The foreign direct investment flows into developing countries including India, is expected to recover over the next couple of years and is projected to increase by 17 per cent in 2010, a World Bank report said.
The report -- World Investment and Political Risk -- which was launched by the World Bank's Multilateral Investment Guarantee Agency said the net FDI inflows into the developing countries is projected to touch $416 billion in 2010, up from its 2009 level of $354 billion.
Overall, FDI inflows to the developing world continues to be 'overwhelmingly' concentrated in middle-income countries, with Brazil, the Russian Federation, India, and China alone absorbing about half, the report said.
Net private flows (which include FDI and portfolio equity flows, as well as debt from private creditors) are projected to rebound in 2010 and 2011, but to remain substantially lower than their $1.2 trillion peak in 2007.

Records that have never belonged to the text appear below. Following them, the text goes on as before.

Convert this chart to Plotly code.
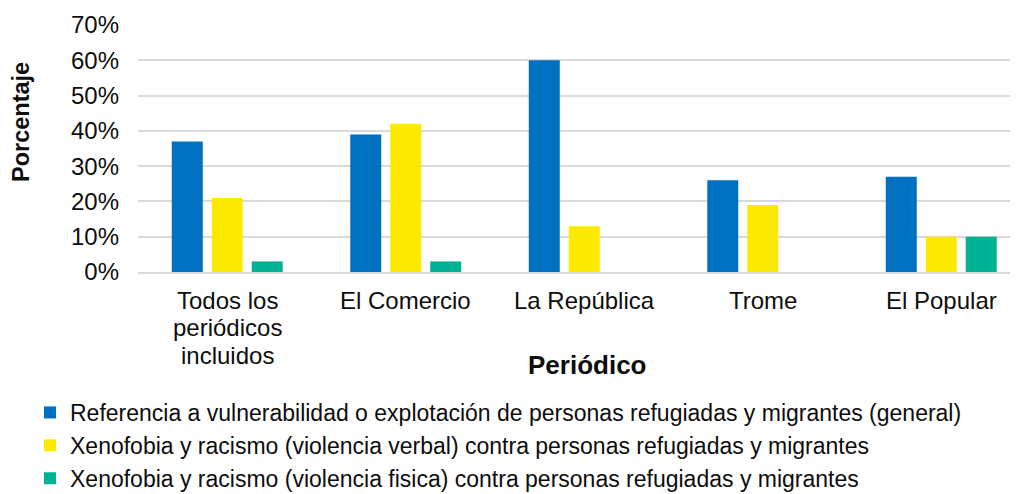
import plotly.graph_objects as go

categories = ["Todos los<br>periódicos<br>incluidos", "El Comercio", "La República", "Trome", "El Popular"]
series_names = [
    "Referencia a vulnerabilidad o explotación de personas refugiadas y migrantes (general)",
    "Xenofobia y racismo (violencia verbal) contra personas refugiadas y migrantes",
    "Xenofobia y racismo (violencia fisica) contra personas refugiadas y migrantes",
]
vulnerabilidad = [37, 39, 60, 26, 27]
violencia_verbal = [21, 42, 13, 19, 10]
violencia_fisica = [3, 3, 0, 0, 10]
colors = ["#0070C0", "#FCEA00", "#00B294"]
y_ticks = [0, 10, 20, 30, 40, 50, 60, 70]
y_tick_labels = [f"{v}%" for v in y_ticks]
x_title = "Periódico"
y_title = "Porcentaje"

FONT = "Liberation Sans, Arial, sans-serif"
TXT = "#0D0D0D"

# The page body adds an 8px offset; the figure is sized/positioned to compensate.
OFF = 8
W, H = 1018 - OFF, 494 - OFF
# plot area in screen pixels: x 138..1018, y 25..272
L, R, T = 138 - OFF, 0, 25 - OFF
B = H - (272 - OFF)
PW, PH = W - L - R, H - T - B

def px_to_paper_x(px):
    return (px - OFF - L) / PW

def px_to_paper_y(py):
    return (H - B - (py - OFF)) / PH

fig = go.Figure()
for name, vals, col in zip(series_names, [vulnerabilidad, violencia_verbal, violencia_fisica], colors):
    fig.add_trace(go.Bar(
        x=categories, y=vals, name=name,
        marker=dict(color=col, line=dict(width=0)),
    ))

annotations = []
# category labels (multi-line, tighter spacing than tick labels)
line_y = [300, 327.5, 355]
for cat in categories:
    for i, line in enumerate(cat.split("<br>")):
        annotations.append(dict(
            x=cat, xref="x", y=px_to_paper_y(line_y[i]), yref="paper",
            text=line, showarrow=False, xanchor="center", yanchor="middle",
            font=dict(family=FONT, size=24, color=TXT),
        ))
annotations.append(dict(
    x=px_to_paper_x(587), xref="paper", y=px_to_paper_y(365), yref="paper",
    text=f"<b>{x_title}</b>", showarrow=False, xanchor="center", yanchor="middle",
    font=dict(family=FONT, size=26, color=TXT),
))
annotations.append(dict(
    x=px_to_paper_x(21), xref="paper", y=px_to_paper_y(122), yref="paper",
    text=f"<b>{y_title}</b>", showarrow=False, xanchor="center", yanchor="middle",
    textangle=-90, font=dict(family=FONT, size=23.5, color=TXT),
))

fig.update_layout(
    width=W, height=H,
    margin=dict(l=L, r=R, t=T, b=B, autoexpand=False),
    paper_bgcolor="white", plot_bgcolor="white",
    barmode="group", bargap=0.328, bargroupgap=0.225,
    font=dict(family=FONT, color=TXT, size=24),
    showlegend=True,
    legend=dict(
        orientation="v", x=px_to_paper_x(30), xanchor="left",
        y=px_to_paper_y(391), yanchor="top",
        font=dict(family=FONT, size=23, color=TXT),
        itemwidth=30, bgcolor="rgba(0,0,0,0)",
    ),
    annotations=annotations,
)
fig.update_xaxes(
    range=[-0.5, 4.43],
    showline=True, linecolor="#D9D9D9", linewidth=1.5,
    ticks="", showticklabels=False, automargin=False,
)
fig.update_yaxes(
    range=[0, 70], tickvals=y_ticks, ticktext=y_tick_labels,
    showgrid=True, gridcolor="#D9D9D9", gridwidth=1.5,
    zeroline=False, showline=False, ticks="", automargin=False,
    tickfont=dict(size=24, family=FONT, color=TXT), ticklabelstandoff=18,
)

fig.write_html("out.html")
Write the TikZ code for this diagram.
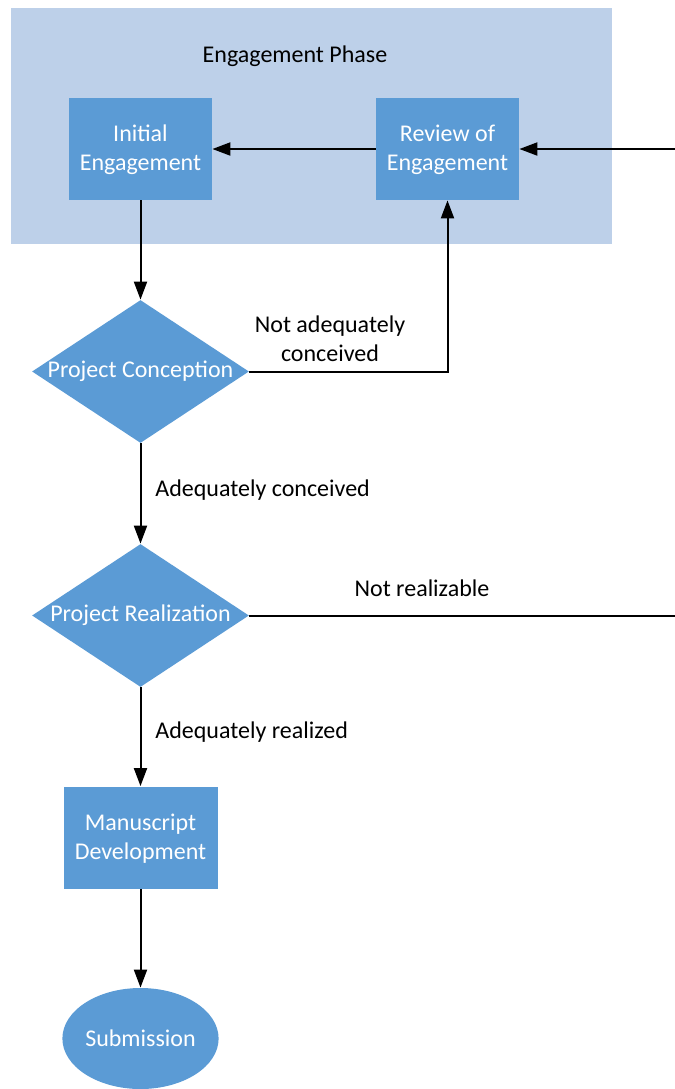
\documentclass[tikz,border=0pt]{standalone}
\usepackage{fontspec}
\setmainfont{Carlito}
\usetikzlibrary{shapes.geometric,arrows.meta,positioning,calc}
\definecolor{boxblue}{RGB}{91,155,213}
\definecolor{phaseblue}{RGB}{189,208,233}
\begin{document}
\begin{tikzpicture}[x=0.5pt,y=-0.5pt,
        font=\fontsize{12}{14.5}\selectfont,
        stepbox/.style={rectangle,fill=boxblue,text=white,align=center,
            minimum width=71.5pt,minimum height=51pt,inner sep=0pt},
        decision/.style={diamond,fill=boxblue,text=white,
            minimum width=108.5pt,minimum height=71.5pt,inner sep=0pt},
        terminal/.style={ellipse,fill=boxblue,text=white,
            minimum width=77pt,minimum height=50.5pt,inner sep=0pt},
        flow/.style={line width=1pt,-{Triangle[length=9pt,width=6.5pt]}},
        tag/.style={text=black,align=center,inner sep=0pt}]
        \useasboundingbox (0,0) rectangle (675,1089);
        % Engagement phase
        \fill [phaseblue] (11,8) rectangle (612,244);
        \node (phase) [tag] at (295,56) {Engagement Phase};
        \node (init) [stepbox,text depth=1pt] at (140.5,149) {Initial\\Engagement};
        \node (review) [stepbox,text depth=1pt] at (447.5,149) {Review of\\Engagement};
        % Decisions and the rest
        \node (conc) [decision] at (140.5,371.5) {\makebox[0pt]{Project Conception}};
        \node (real) [decision] at (140.5,615.5) {\makebox[0pt]{Project Realization}};
        \node (manu) [stepbox,minimum width=77pt,text depth=1pt] at (140.5,837.5) {Manuscript\\Development};
        \node (subm) [terminal] at (140.5,1038.5) {Submission};
        % Labels
        \node (notconc) [tag] at (330,339) {Not adequately\\conceived};
        \node (adconc) [tag,anchor=west] at (155,490) {Adequately conceived};
        \node (notreal) [tag] at (422,588) {Not realizable};
        \node (adreal) [tag,anchor=west] at (155,732) {Adequately realized};
        % Connectors
        \coordinate (turn) at (690,0);
        \draw [flow] (review) -- (init);
        \draw [flow] (init) -- (conc);
        \draw [flow] (conc.east) -| (review.south);
        \draw [flow] (conc) -- (real);
        \draw [flow] (real.east) -- (real.east -| turn) |- (review.east);
        \draw [flow] (real) -- (manu);
        \draw [flow] (manu) -- (subm);
    \end{tikzpicture}
\end{document}
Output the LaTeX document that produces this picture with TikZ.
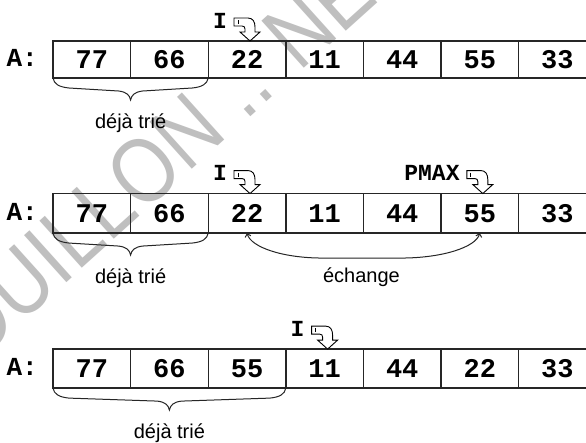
\documentclass[tikz,border=0pt]{standalone}
\usepackage{fontspec}
\setmainfont{Liberation Sans}
\newfontfamily\codefont{Liberation Mono}
\usetikzlibrary{arrows.meta,calc}

\tikzset{
  cell/.style={draw=black!85, line width=1.4pt, minimum width=77.6pt,
    inner sep=0pt, outer sep=0pt,
    font=\codefont\bfseries\fontsize{27}{30}\selectfont},
  arrname/.style={font=\codefont\bfseries\fontsize{26}{30}\selectfont, inner sep=0pt},
  ptrlabel/.style={font=\codefont\bfseries\fontsize{23}{26}\selectfont, inner sep=0pt},
  ptr/.style={draw=black, fill=white, line width=0.9pt, line join=miter},
  bline/.style={draw=black!85, line width=1pt},
  xline/.style={draw=black!85, line width=1pt,
    {Straight Barb[length=3pt,width=6pt]}-{Straight Barb[length=3pt,width=6pt]}},
  note/.style={font=\fontsize{20}{24}\selectfont, inner sep=0pt},
  wm/.style={font=\fontsize{92}{100}\selectfont, text=black!25, inner sep=0pt},
}

% hollow bent pointer above a cell, with its label (#2); #3 names the tip
\newcommand\pointer[3]{%
  \coordinate (#3) at ([shift={(3,0)}]#1.north);
  \begin{scope}[shift={(#3)}]
    \draw[ptr] (-16,-23) -- (-2,-23) .. controls (3,-23) and (5,-19) .. (5,-14)
      -- (5,-9) -- (10,-9) -- (0,0) -- (-10,-9) -- (-5,-9) -- (-5,-12)
      .. controls (-5,-14) and (-6,-15) .. (-8,-15) -- (-16,-15) -- cycle;
    \draw[ptr] (-12,-21) -- (-12,-17);
  \end{scope}
  \node[ptrlabel, anchor=base east] (#3lbl) at ([shift={(-23,-13)}]#3) {#2};
}

% curly brace hanging below the segment from #1 to #2; #3 names its middle
\newcommand\sortbrace[3]{%
  \coordinate (#3) at ($(#1)!0.5!(#2)$);
  \draw[bline] (#1) .. controls ([shift={(1,6)}]#1) and ([shift={(6,9)}]#1) .. ([shift={(16,10)}]#1)
    -- ([shift={(-12,13)}]#3) .. controls ([shift={(-4,14)}]#3) and ([shift={(-1,17)}]#3) .. ([shift={(0,22)}]#3)
    .. controls ([shift={(1,17)}]#3) and ([shift={(4,14)}]#3) .. ([shift={(12,13)}]#3)
    -- ([shift={(-16,10)}]#2) .. controls ([shift={(-6,9)}]#2) and ([shift={(-1,6)}]#2) .. (#2);
}

\begin{document}
\begin{tikzpicture}[x=1pt, y=-1pt]
  \useasboundingbox (0,0) rectangle (586,442);
  \fill[white] (0,0) rectangle (586,442);
  \clip (0,0) rectangle (586,442);

  % watermark
  \begin{scope}[shift={(245.5,121.4)}, rotate=42, xscale=0.85, transform shape]
    \node[wm, anchor=base west] (wmtail) at (0,0) {.. NE};
    \node[wm, anchor=base east] (wmhead) at (-25.6,0) {BROUILLON};
  \end{scope}

  % row 1
  \foreach \v [count=\i] in {77,66,22,11,44,55,33}
    \node[cell, minimum height=37pt] (r1c\i) at ({53+77.6*(\i-0.5)}, 59.5) {\v};
  \node[arrname, anchor=base east] (a1) at ([shift={(-15,7)}]r1c1.west) {A:};
  \pointer{r1c3}{I}{p1}
  \sortbrace{r1c1.south west}{r1c2.south east}{b1}
  \node[note, anchor=base] (t1) at ([shift={(0,50)}]b1) {déjà trié};

  % row 2
  \foreach \v [count=\i] in {77,66,22,11,44,55,33}
    \node[cell, minimum height=39.5pt] (r2c\i) at ({53+77.6*(\i-0.5)}, 213.3) {\v};
  \node[arrname, anchor=base east] (a2) at ([shift={(-15,7)}]r2c1.west) {A:};
  \pointer{r2c3}{I}{p2}
  \pointer{r2c6}{PMAX}{p3}
  \sortbrace{r2c1.south west}{r2c2.south east}{b2}
  \node[note, anchor=base] (t2) at ([shift={(0,50)}]b2) {déjà trié};
  \draw[xline] (r2c3.south) .. controls ([shift={(4,14)}]r2c3.south) and ([shift={(35,25)}]r2c3.south)
    .. ([shift={(76,25)}]r2c3.south) -- ([shift={(-79,25)}]r2c6.south)
    .. controls ([shift={(-37,25)}]r2c6.south) and ([shift={(-4,14)}]r2c6.south) .. (r2c6.south);
  \coordinate (xm) at ($(r2c3.south)!0.5!(r2c6.south)$);
  \node[note, anchor=base] (t3) at ([shift={(-2,49)}]xm) {échange};

  % row 3
  \foreach \v [count=\i] in {77,66,55,11,44,22,33}
    \node[cell, minimum height=39pt] (r3c\i) at ({53+77.6*(\i-0.5)}, 368.6) {\v};
  \node[arrname, anchor=base east] (a3) at ([shift={(-15,7)}]r3c1.west) {A:};
  \pointer{r3c4}{I}{p4}
  \sortbrace{r3c1.south west}{r3c3.south east}{b3}
  \node[note, anchor=base] (t4) at ([shift={(0,50)}]b3) {déjà trié};
\end{tikzpicture}
\end{document}
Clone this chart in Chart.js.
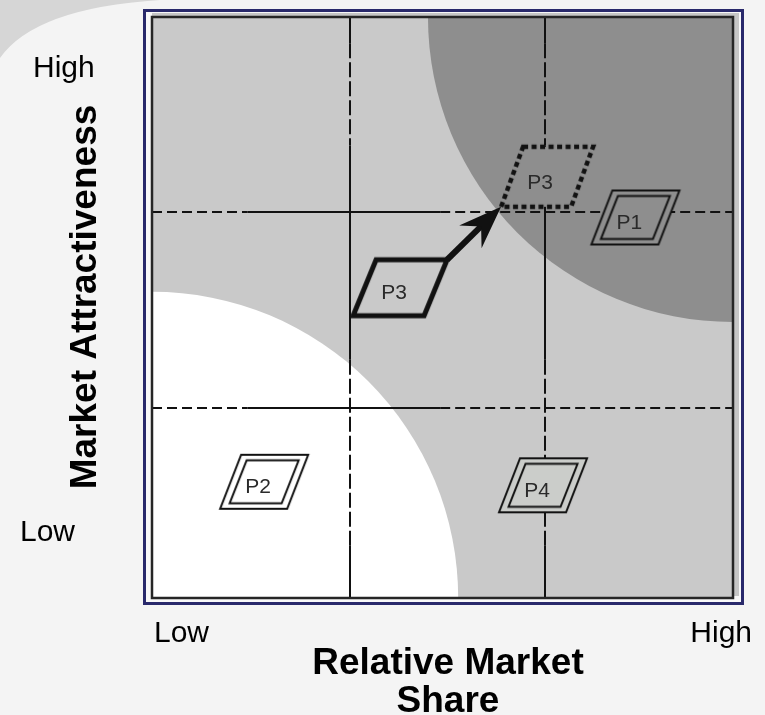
<!DOCTYPE html>
<html>
<head>
<meta charset="utf-8">
<title>Market Attractiveness / Relative Market Share</title>
<script src="https://cdn.jsdelivr.net/npm/chart.js@4.4.1/dist/chart.umd.min.js"></script>
<style>
  html, body { margin: 0; padding: 0; background: #f4f4f4; }
  #wrap { width: 765px; height: 715px; }
</style>
</head>
<body>
<div id="wrap"><canvas id="matrix" width="765" height="715"></canvas></div>
<script>
// products on the matrix, both axes run 0 (low) .. 100 (high)
const products = ['P1', 'P2', 'P3', 'P4'];
const shareValues = [83.2, 19.3, 42.7, 67.3];
const attractValues = [65.5, 20.0, 53.4, 19.4];

// where P3 is heading
const targetProducts = ['P3'];
const targetShare = [68.0];
const targetAttract = [72.5];

// quadrant dividers
const shareDividers = [34.1, 67.6];
const attractDividers = [32.7, 66.4];

// shaded zones: quarter circles out of two corners
const zoneX = [100, 0];
const zoneY = [100, 0];
const zoneRadius = [52.5, 52.7];

const xTickLabels = ['Low', 'High'];
const yTickLabels = ['Low', 'High'];
const xTitleLines = ['Relative Market', 'Share'];
const yTitle = 'Market Attractiveness';

// styles
const ink = '#111111';
const plotGray = '#c9c9c9';
const zoneColors = ['#8e8e8e', '#ffffff'];
const productKinds = ['double', 'double', 'bold', 'double'];
const productFills = ['#8e8e8e', '#ffffff', null, '#cbcdca'];
const labelFont = '21px "Liberation Sans", Arial, sans-serif';
const tickFont = '30px "Liberation Sans", Arial, sans-serif';
const titleFont = 'bold 37px "Liberation Sans", Arial, sans-serif';

// the scanned original has some divider runs solid and some dashed
const hSolidRun = [16.4, 49.6];
const vDashedRuns = [[95.5, 77.9], [41.0, 9.1]];

const shapes = {
  double: { w: 67, h: 54, skew: 21 },
  bold: { w: 71, h: 56, skew: 23 },
  dotted: { w: 70, h: 60, skew: 22 }
};

function parallelogram(g, cx, cy, w, h, skew) {
  g.beginPath();
  g.moveTo(cx - w / 2 + skew / 2, cy - h / 2);
  g.lineTo(cx + w / 2 + skew / 2, cy - h / 2);
  g.lineTo(cx + w / 2 - skew / 2, cy + h / 2);
  g.lineTo(cx - w / 2 - skew / 2, cy + h / 2);
  g.closePath();
}

function makeMarker(kind, fill) {
  const c = document.createElement('canvas');
  c.width = 100;
  c.height = 80;
  const g = c.getContext('2d');
  const s = shapes[kind];
  g.strokeStyle = ink;
  if (fill) {
    g.fillStyle = fill;
    parallelogram(g, 50, 40, s.w, s.h, s.skew);
    g.fill();
  }
  if (kind === 'double') {
    g.lineWidth = 2;
    parallelogram(g, 50, 40, s.w, s.h, s.skew);
    g.stroke();
    parallelogram(g, 50, 40, s.w - 15, s.h - 11, s.skew - 4);
    g.stroke();
  } else if (kind === 'bold') {
    g.lineWidth = 5;
    parallelogram(g, 50, 40, s.w, s.h, s.skew);
    g.stroke();
  } else {
    g.lineWidth = 4.5;
    g.setLineDash([5, 3.5]);
    parallelogram(g, 50, 40, s.w, s.h, s.skew);
    g.stroke();
  }
  return c;
}

const productMarkers = productKinds.map((k, i) => makeMarker(k, productFills[i]));
const targetMarker = makeMarker('dotted', '#8e8e8e');

const matrixPlugin = {
  id: 'matrixDecor',
  beforeDraw(chart) {
    const { ctx, chartArea: a, scales: { x, y } } = chart;
    ctx.save();

    // soft swoosh in the page corner
    ctx.fillStyle = '#d6d6d6';
    ctx.beginPath();
    ctx.moveTo(0, 0);
    ctx.lineTo(160, 0);
    ctx.quadraticCurveTo(35, 8, 0, 58);
    ctx.closePath();
    ctx.fill();

    // panel + navy border
    ctx.fillStyle = '#f8f8f8';
    ctx.fillRect(a.left - 7, a.top - 5, a.width + 15, a.height + 10);
    ctx.fillStyle = '#c6c6c6';
    ctx.fillRect(a.left, a.top - 4, a.width + 6, a.height + 2);
    ctx.strokeStyle = '#29296b';
    ctx.lineWidth = 3;
    ctx.strokeRect(a.left - 7.5, a.top - 6.5, a.width + 17, a.height + 12);

    // plot background and zones
    ctx.beginPath();
    ctx.rect(a.left, a.top, a.width, a.height);
    ctx.clip();
    ctx.fillStyle = plotGray;
    ctx.fillRect(a.left, a.top, a.width, a.height);
    const unit = x.getPixelForValue(1) - x.getPixelForValue(0);
    zoneX.forEach((zx, i) => {
      ctx.fillStyle = zoneColors[i];
      ctx.beginPath();
      ctx.arc(x.getPixelForValue(zx), y.getPixelForValue(zoneY[i]), zoneRadius[i] * unit, 0, Math.PI * 2);
      ctx.fill();
    });
    ctx.restore();
  },

  beforeDatasetsDraw(chart) {
    const { ctx, chartArea: a, scales: { x, y } } = chart;
    ctx.save();
    ctx.strokeStyle = ink;
    ctx.lineWidth = 2;
    const seg = (x1, y1, x2, y2, dash) => {
      ctx.setLineDash(dash);
      ctx.beginPath();
      ctx.moveTo(x1, y1);
      ctx.lineTo(x2, y2);
      ctx.stroke();
    };
    attractDividers.forEach(v => {
      const py = Math.round(y.getPixelForValue(v));
      const s0 = x.getPixelForValue(hSolidRun[0]);
      const s1 = x.getPixelForValue(hSolidRun[1]);
      seg(a.left, py, s0, py, [10, 5]);
      seg(s0, py, s1, py, []);
      seg(s1, py, a.right, py, [10, 5]);
    });
    shareDividers.forEach(v => {
      const px = Math.round(x.getPixelForValue(v));
      let cur = a.top;
      vDashedRuns.forEach(r => {
        const p0 = y.getPixelForValue(r[0]);
        const p1 = y.getPixelForValue(r[1]);
        seg(px, cur, px, p0, []);
        seg(px, p0, px, p1, [15, 4]);
        cur = p1;
      });
      seg(px, cur, px, a.bottom, []);
    });
    ctx.restore();
  },

  afterDatasetsDraw(chart) {
    const { ctx } = chart;
    const nowMeta = chart.getDatasetMeta(0).data;
    const goalMeta = chart.getDatasetMeta(1).data;
    ctx.save();

    // move arrow: from the P3 corner to the target's corner
    const b = shapes.bold, d = shapes.dotted;
    const from = nowMeta[products.indexOf('P3')];
    const to = goalMeta[0];
    const sx = from.x + b.w / 2 + b.skew / 2, sy = from.y - b.h / 2;
    const tx = to.x - d.w / 2 - d.skew / 2, ty = to.y + d.h / 2;
    const len = Math.hypot(tx - sx, ty - sy);
    const ux = (tx - sx) / len, uy = (ty - sy) / len;
    const px = -uy, py = ux;
    ctx.strokeStyle = ink;
    ctx.fillStyle = ink;
    ctx.lineWidth = 6;
    ctx.beginPath();
    ctx.moveTo(sx, sy);
    ctx.lineTo(tx - ux * 26, ty - uy * 26);
    ctx.stroke();
    ctx.beginPath();
    ctx.moveTo(tx, ty);
    ctx.lineTo(tx - ux * 43 + px * 16, ty - uy * 43 + py * 16);
    ctx.lineTo(tx - ux * 28, ty - uy * 28);
    ctx.lineTo(tx - ux * 43 - px * 16, ty - uy * 43 - py * 16);
    ctx.closePath();
    ctx.fill();

    // product names
    ctx.font = labelFont;
    ctx.fillStyle = '#2a2a2a';
    ctx.textAlign = 'center';
    ctx.textBaseline = 'alphabetic';
    nowMeta.forEach((pt, i) => ctx.fillText(products[i], pt.x - 6, pt.y + 11.5));
    goalMeta.forEach((pt, i) => ctx.fillText(targetProducts[i], pt.x - 7, pt.y + 12.5));
    ctx.restore();
  },

  afterDraw(chart) {
    const { ctx, chartArea: a } = chart;
    ctx.save();
    // inner frame
    ctx.strokeStyle = '#262626';
    ctx.lineWidth = 2.5;
    ctx.strokeRect(a.left, a.top, a.width, a.height);

    ctx.fillStyle = '#000';
    ctx.font = tickFont;
    ctx.textBaseline = 'alphabetic';
    ctx.textAlign = 'left';
    // y axis ends
    ctx.fillText(yTickLabels[1], a.left - 119, a.top + 60);
    ctx.fillText(yTickLabels[0], a.left - 132, a.bottom - 57);
    // x axis ends
    ctx.fillText(xTickLabels[0], a.left + 2, a.bottom + 44);
    ctx.textAlign = 'right';
    ctx.fillText(xTickLabels[1], a.right + 19, a.bottom + 44);

    ctx.font = titleFont;
    ctx.textAlign = 'center';
    ctx.fillText(xTitleLines[0], 448, a.bottom + 76);
    ctx.fillText(xTitleLines[1], 448, a.bottom + 114);

    ctx.translate(a.left - 56, 297);
    ctx.rotate(-Math.PI / 2);
    ctx.fillText(yTitle, 0, 0);
    ctx.restore();
  }
};

new Chart(document.getElementById('matrix'), {
  type: 'scatter',
  data: {
    datasets: [
      {
        label: 'Current position',
        data: products.map((p, i) => ({ x: shareValues[i], y: attractValues[i] })),
        pointStyle: productMarkers,
        pointRadius: 10
      },
      {
        label: 'Target position',
        data: targetProducts.map((p, i) => ({ x: targetShare[i], y: targetAttract[i] })),
        pointStyle: targetMarker,
        pointRadius: 10
      }
    ]
  },
  options: {
    responsive: false,
    animation: false,
    devicePixelRatio: 1,
    events: [],
    layout: { padding: { left: 152, top: 17, right: 32, bottom: 117 } },
    plugins: { legend: { display: false }, tooltip: { enabled: false } },
    scales: {
      x: { type: 'linear', min: 0, max: 100, display: false },
      y: { type: 'linear', min: 0, max: 100, display: false }
    }
  },
  plugins: [matrixPlugin]
});
</script>
</body>
</html>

FDI prospects appear brighter for developing countries in 2010 and beyond: their economic performance is expected to outpace that of high-income economies as their domestic demand is buoyant, the report said.
"This upsurge in FDI into developing countries is welcome news, especially considering last year's drop," MIGA executive vice president Izumi Kobayashi said.
FDI into developing countries declined by 40 per cent last year.
Kobayashi noted that 'FDI flows directed to productive assets can spur economic growth and reduce poverty.'
FDI can help generate and sustain economic growth and development by providing much-needed financial resources, technology transfer, managerial expertise, and connections to the global economy, the report said.
"Economic growth is critical for all of us around the globe but it is even more so for underserved markets -- those economies that have been struggling under the very heavy burden of conflict and instability," Kobayashi added.
The MIGA report said executives from multinational companies across the world believe that despite the various problems being faced by the developing world, such as lack of finance and quality of infrastructure, the biggest worry is 'political risk'.
The top worry of multinational executives when operating in developing countries over the next three years is political risk, and a fifth of the investors surveyed use political risk insurance to mitigate this risk.
The report, which also focuses on FDI into conflict affected and fragile economies, said investors there are mainly concerned about adverse government intervention rather than overt political violence as adverse changes are often responsible for losses in these destinations.